- Russian poster
- Russian: Морские рассказы
- Directed by: Aleksey Sakharov; Aleksandr Svetlov;
- Written by: Aleksey Sakharov; Aleksandr Svetlov;
- Starring: Nikolay Dostal; Viktor Zadubrovsky; Vladimir Balashov; Anatoliy Alekseev; Vladimir Balon;
- Cinematography: Anatoliy Mukasey
- Music by: Yuri Levitin
- Release date: 1967;
- Country: Soviet Union
- Language: Russian

= Sea Tales =

Sea Tales (Морские рассказы) is a 1967 Soviet adventure film directed by Aleksey Sakharov and Aleksandr Svetlov.

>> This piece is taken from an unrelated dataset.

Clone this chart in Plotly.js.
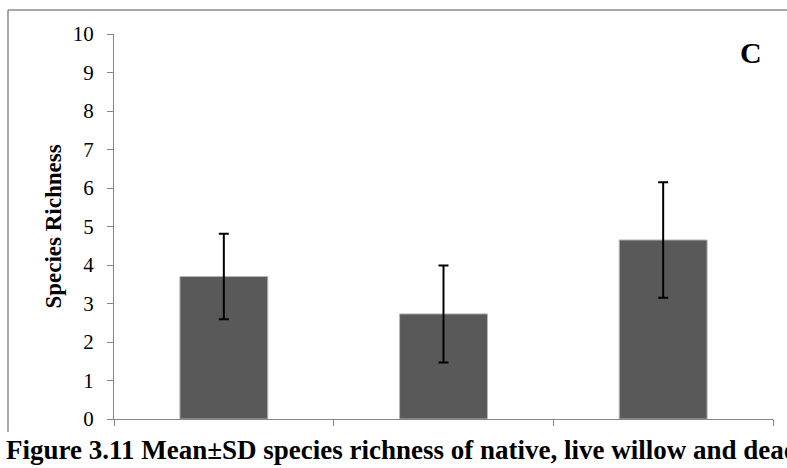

The film consists of two short stories. In the first story the Russian sailor Nikolay and the former bullfighter Spaniard Jose Maria take a boat, the owner of which plans to flood him in order to get insurance. In the second short story, friends become sailors on the Jupiter ship and are given the task of delivering an underground newspaper to Odessa...

==Plot==
Story: "The Scheme"
On an old steamship, sailors Kolya Chumachenko and a Spaniard named José María—a former bullfighter nicknamed "Mashka" by the crew—become suspicious of the captain's unusual behavior. The captain, in a prior conversation with the ship’s owner, had agreed to sink the vessel at the first opportunity to claim a large insurance payout. Every member of the crew was offered a share of the scheme’s proceeds. Kolya and José flatly refused the bribe. Fearing the two would report the plan to the authorities, the ship’s navigator, Spirka, threw José overboard one night.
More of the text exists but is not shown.